Return the lines that follow, exactly as they appear, from the first through the one containing "[10.1, 24.3, 53.4];"; no pictures are to be included.

Start of Supplied data

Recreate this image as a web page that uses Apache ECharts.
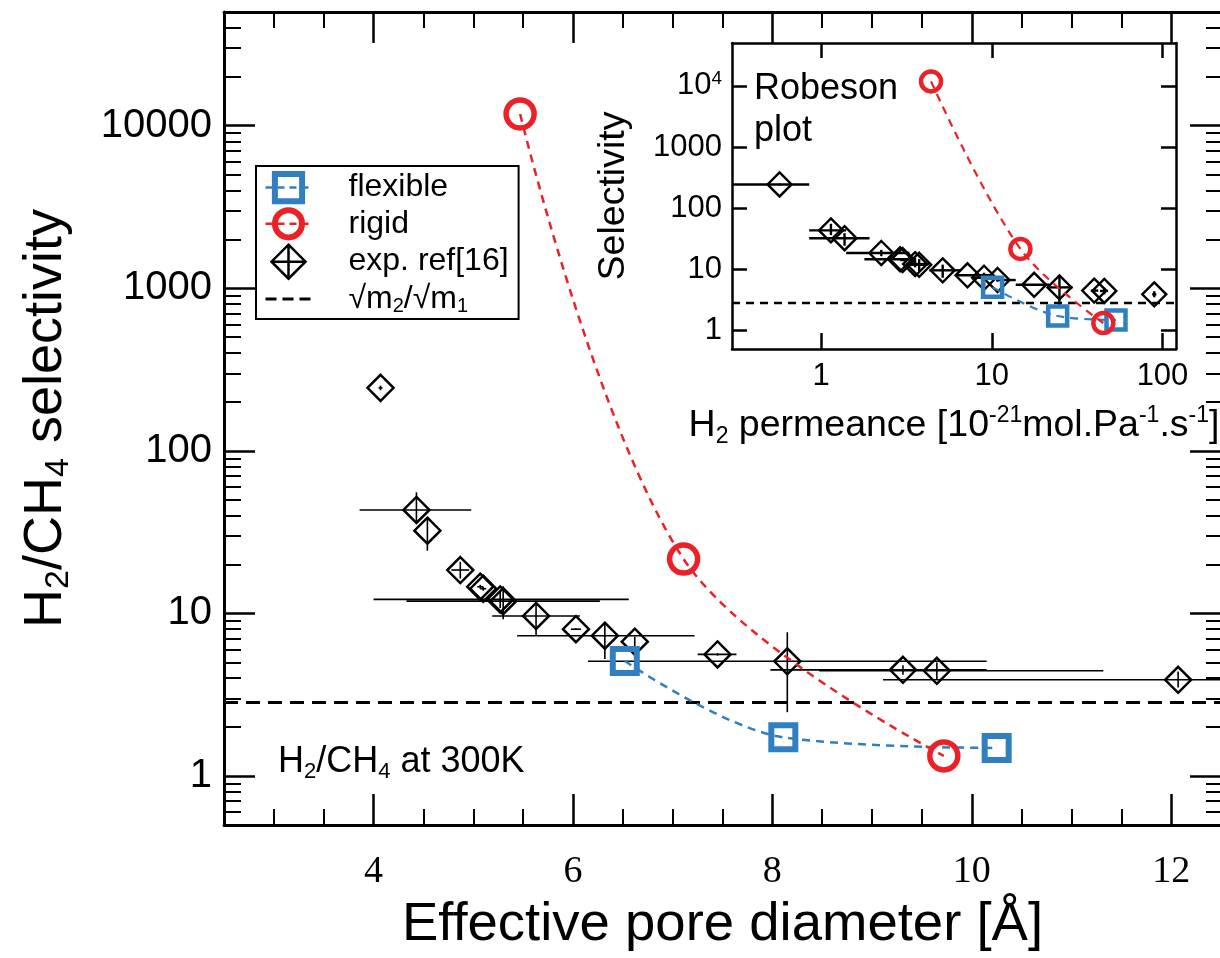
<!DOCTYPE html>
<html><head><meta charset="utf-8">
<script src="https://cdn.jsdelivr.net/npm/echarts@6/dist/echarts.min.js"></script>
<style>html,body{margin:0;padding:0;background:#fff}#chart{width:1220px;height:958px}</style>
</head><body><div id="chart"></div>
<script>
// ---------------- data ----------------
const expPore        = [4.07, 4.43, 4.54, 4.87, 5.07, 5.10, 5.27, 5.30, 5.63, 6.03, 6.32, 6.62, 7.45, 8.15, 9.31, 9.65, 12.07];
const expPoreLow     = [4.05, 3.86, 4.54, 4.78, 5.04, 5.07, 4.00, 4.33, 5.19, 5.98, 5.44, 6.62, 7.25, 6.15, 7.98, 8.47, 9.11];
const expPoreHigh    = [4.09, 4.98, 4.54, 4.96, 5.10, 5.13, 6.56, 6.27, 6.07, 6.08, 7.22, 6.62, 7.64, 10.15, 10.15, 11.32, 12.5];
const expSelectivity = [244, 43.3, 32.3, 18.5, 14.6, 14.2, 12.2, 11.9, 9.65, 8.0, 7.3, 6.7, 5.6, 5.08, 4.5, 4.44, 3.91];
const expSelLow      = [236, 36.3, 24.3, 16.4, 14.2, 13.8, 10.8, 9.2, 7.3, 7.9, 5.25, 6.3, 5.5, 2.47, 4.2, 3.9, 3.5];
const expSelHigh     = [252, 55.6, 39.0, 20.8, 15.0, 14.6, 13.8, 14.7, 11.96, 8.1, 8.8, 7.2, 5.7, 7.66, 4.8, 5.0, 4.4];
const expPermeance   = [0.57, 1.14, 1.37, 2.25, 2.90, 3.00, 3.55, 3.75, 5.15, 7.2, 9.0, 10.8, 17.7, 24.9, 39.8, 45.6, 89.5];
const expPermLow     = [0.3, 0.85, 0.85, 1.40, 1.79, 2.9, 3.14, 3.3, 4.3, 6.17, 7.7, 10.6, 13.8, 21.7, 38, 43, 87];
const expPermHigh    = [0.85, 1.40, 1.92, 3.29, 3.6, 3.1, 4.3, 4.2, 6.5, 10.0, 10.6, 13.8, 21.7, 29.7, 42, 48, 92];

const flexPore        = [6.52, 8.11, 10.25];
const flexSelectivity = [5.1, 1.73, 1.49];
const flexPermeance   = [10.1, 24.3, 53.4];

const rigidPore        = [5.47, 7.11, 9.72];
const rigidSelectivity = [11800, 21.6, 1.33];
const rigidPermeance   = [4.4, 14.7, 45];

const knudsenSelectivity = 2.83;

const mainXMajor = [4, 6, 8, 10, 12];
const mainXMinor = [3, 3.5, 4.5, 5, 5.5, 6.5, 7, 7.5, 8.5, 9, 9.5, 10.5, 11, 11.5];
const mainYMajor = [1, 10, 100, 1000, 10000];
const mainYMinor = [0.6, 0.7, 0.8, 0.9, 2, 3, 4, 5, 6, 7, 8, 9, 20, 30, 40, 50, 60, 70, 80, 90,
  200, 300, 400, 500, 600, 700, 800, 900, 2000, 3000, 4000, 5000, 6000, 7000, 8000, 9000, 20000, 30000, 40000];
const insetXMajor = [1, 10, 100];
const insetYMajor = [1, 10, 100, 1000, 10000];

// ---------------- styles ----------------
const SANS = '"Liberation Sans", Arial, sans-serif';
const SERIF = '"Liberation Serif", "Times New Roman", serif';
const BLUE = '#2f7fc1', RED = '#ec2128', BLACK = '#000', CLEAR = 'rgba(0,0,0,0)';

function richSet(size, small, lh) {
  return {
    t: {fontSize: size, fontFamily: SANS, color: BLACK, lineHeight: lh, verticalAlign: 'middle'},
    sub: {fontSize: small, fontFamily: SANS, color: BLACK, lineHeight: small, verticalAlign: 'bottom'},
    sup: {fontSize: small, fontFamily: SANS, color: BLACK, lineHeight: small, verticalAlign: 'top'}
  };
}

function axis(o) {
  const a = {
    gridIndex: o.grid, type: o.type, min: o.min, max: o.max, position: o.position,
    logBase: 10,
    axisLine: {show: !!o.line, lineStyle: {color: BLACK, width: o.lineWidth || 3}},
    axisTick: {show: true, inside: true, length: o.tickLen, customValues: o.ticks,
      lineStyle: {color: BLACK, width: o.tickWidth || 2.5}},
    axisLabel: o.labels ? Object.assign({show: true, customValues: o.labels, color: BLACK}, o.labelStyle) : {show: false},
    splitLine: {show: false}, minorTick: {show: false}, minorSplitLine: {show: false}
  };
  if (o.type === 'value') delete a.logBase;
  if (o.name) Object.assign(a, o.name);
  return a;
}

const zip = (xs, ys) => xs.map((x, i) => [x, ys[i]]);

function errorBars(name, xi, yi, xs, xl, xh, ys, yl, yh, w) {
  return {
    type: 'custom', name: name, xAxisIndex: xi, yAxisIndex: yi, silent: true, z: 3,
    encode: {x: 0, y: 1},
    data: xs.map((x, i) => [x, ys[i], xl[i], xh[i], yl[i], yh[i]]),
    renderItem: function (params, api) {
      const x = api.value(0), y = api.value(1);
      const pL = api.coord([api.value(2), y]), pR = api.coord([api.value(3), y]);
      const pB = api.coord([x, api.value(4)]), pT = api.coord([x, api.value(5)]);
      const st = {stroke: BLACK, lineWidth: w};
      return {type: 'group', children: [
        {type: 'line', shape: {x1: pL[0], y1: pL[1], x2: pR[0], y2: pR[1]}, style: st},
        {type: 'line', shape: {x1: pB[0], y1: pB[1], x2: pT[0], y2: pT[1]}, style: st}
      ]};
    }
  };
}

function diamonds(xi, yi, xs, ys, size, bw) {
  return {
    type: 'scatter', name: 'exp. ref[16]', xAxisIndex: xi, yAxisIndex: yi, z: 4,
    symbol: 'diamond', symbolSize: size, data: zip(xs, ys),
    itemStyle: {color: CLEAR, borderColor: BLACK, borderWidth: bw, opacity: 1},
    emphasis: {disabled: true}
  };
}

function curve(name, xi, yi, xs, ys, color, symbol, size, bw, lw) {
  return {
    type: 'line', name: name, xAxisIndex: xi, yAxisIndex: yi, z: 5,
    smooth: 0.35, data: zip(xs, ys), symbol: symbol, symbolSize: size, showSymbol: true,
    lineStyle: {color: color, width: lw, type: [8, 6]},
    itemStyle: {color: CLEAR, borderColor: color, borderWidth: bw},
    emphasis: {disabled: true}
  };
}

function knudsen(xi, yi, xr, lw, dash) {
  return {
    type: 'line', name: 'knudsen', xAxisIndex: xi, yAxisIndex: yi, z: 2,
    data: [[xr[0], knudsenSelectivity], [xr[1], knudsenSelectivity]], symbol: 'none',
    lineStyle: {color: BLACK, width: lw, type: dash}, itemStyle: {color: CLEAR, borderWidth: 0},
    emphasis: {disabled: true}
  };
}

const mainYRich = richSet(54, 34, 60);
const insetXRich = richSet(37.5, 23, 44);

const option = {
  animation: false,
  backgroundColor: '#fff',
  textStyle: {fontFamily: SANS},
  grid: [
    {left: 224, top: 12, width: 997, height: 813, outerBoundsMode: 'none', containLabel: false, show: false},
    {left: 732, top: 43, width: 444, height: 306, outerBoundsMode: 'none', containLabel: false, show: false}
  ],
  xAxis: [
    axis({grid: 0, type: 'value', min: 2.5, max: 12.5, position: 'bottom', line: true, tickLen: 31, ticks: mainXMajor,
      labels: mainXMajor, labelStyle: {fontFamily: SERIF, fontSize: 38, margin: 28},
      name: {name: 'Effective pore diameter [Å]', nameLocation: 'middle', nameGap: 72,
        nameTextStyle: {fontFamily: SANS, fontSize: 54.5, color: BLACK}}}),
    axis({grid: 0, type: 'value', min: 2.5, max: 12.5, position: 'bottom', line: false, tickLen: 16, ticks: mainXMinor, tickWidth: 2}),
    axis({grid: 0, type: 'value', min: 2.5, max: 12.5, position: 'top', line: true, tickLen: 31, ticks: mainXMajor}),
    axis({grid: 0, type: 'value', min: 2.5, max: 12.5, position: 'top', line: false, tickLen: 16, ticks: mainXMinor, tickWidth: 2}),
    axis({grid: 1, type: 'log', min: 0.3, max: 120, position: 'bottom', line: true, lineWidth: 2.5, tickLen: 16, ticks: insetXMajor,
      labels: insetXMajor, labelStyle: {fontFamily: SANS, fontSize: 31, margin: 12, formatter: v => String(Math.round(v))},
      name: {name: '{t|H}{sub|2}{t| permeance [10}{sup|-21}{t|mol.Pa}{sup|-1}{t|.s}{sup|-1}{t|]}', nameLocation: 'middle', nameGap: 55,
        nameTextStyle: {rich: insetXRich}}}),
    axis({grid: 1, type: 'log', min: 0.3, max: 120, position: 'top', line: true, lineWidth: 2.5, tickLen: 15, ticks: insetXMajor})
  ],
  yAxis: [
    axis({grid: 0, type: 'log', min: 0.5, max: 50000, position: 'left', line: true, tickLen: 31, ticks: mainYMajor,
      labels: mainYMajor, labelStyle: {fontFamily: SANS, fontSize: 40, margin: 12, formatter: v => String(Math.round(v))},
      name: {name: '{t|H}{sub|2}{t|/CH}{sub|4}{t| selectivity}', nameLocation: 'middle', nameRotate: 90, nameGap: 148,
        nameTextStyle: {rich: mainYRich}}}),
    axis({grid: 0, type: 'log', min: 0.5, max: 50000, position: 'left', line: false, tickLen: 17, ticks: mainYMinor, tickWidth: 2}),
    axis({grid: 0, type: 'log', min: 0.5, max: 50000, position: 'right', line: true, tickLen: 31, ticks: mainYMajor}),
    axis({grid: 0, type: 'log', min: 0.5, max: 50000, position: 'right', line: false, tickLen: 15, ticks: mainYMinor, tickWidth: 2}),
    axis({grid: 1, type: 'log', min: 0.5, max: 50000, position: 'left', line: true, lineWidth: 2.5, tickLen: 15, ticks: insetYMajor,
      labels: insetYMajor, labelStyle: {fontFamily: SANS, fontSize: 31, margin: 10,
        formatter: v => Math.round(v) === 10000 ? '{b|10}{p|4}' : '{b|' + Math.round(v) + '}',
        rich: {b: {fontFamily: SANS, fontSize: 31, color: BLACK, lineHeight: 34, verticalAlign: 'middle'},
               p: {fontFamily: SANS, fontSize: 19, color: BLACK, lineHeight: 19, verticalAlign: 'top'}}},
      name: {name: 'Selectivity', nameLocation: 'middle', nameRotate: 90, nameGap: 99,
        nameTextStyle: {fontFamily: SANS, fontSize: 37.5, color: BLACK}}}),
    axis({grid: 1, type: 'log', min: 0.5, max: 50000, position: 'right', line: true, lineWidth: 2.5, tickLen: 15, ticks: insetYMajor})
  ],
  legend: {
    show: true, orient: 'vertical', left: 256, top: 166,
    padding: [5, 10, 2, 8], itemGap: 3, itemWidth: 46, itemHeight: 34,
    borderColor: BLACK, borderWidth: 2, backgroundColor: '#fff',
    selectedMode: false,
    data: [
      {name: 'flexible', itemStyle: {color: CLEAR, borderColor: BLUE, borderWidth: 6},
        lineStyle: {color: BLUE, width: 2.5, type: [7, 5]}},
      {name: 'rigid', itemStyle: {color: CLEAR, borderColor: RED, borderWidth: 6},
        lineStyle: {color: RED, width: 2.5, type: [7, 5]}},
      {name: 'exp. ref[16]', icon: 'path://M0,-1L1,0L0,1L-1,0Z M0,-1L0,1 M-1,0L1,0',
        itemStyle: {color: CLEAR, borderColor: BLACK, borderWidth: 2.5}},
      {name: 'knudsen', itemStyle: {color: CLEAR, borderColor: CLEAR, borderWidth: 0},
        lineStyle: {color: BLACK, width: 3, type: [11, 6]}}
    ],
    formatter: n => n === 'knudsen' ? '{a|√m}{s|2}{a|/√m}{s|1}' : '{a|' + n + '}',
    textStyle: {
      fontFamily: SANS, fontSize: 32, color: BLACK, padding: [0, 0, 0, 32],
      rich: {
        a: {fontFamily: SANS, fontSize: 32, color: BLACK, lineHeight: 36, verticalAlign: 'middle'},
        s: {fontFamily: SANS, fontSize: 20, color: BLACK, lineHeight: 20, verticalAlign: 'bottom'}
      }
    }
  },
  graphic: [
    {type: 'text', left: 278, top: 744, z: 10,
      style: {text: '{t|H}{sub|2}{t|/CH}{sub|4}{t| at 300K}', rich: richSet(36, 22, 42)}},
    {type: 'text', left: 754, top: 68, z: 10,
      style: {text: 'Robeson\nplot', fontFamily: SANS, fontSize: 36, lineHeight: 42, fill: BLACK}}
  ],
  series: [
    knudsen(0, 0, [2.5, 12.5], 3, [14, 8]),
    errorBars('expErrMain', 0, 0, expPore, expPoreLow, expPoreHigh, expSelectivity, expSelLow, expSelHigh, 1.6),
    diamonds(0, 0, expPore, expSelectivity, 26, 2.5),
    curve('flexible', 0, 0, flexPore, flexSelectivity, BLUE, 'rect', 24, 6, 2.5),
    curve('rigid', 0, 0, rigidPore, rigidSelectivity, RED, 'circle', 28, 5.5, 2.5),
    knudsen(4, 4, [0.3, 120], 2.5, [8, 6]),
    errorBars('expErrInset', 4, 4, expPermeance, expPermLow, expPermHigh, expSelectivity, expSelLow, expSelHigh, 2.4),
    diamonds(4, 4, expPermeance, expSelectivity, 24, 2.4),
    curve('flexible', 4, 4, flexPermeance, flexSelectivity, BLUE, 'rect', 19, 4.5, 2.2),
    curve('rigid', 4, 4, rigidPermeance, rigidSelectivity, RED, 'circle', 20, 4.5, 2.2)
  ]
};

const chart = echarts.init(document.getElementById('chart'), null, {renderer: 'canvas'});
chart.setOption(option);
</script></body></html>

End of Supplied data

_Right answer_:
Recreate this image as a web page that uses Apache ECharts.
<!DOCTYPE html>
<html><head><meta charset="utf-8">
<script src="https://cdn.jsdelivr.net/npm/echarts@6/dist/echarts.min.js"></script>
<style>html,body{margin:0;padding:0;background:#fff}#chart{width:1220px;height:958px}</style>
</head><body><div id="chart"></div>
<script>
// ---------------- data ----------------
const expPore        = [4.07, 4.43, 4.54, 4.87, 5.07, 5.10, 5.27, 5.30, 5.63, 6.03, 6.32, 6.62, 7.45, 8.15, 9.31, 9.65, 12.07];
const expPoreLow     = [4.05, 3.86, 4.54, 4.78, 5.04, 5.07, 4.00, 4.33, 5.19, 5.98, 5.44, 6.62, 7.25, 6.15, 7.98, 8.47, 9.11];
const expPoreHigh    = [4.09, 4.98, 4.54, 4.96, 5.10, 5.13, 6.56, 6.27, 6.07, 6.08, 7.22, 6.62, 7.64, 10.15, 10.15, 11.32, 12.5];
const expSelectivity = [244, 43.3, 32.3, 18.5, 14.6, 14.2, 12.2, 11.9, 9.65, 8.0, 7.3, 6.7, 5.6, 5.08, 4.5, 4.44, 3.91];
const expSelLow      = [236, 36.3, 24.3, 16.4, 14.2, 13.8, 10.8, 9.2, 7.3, 7.9, 5.25, 6.3, 5.5, 2.47, 4.2, 3.9, 3.5];
const expSelHigh     = [252, 55.6, 39.0, 20.8, 15.0, 14.6, 13.8, 14.7, 11.96, 8.1, 8.8, 7.2, 5.7, 7.66, 4.8, 5.0, 4.4];
const expPermeance   = [0.57, 1.14, 1.37, 2.25, 2.90, 3.00, 3.55, 3.75, 5.15, 7.2, 9.0, 10.8, 17.7, 24.9, 39.8, 45.6, 89.5];
const expPermLow     = [0.3, 0.85, 0.85, 1.40, 1.79, 2.9, 3.14, 3.3, 4.3, 6.17, 7.7, 10.6, 13.8, 21.7, 38, 43, 87];
const expPermHigh    = [0.85, 1.40, 1.92, 3.29, 3.6, 3.1, 4.3, 4.2, 6.5, 10.0, 10.6, 13.8, 21.7, 29.7, 42, 48, 92];

const flexPore        = [6.52, 8.11, 10.25];
const flexSelectivity = [5.1, 1.73, 1.49];
const flexPermeance   = [10.1, 24.3, 53.4];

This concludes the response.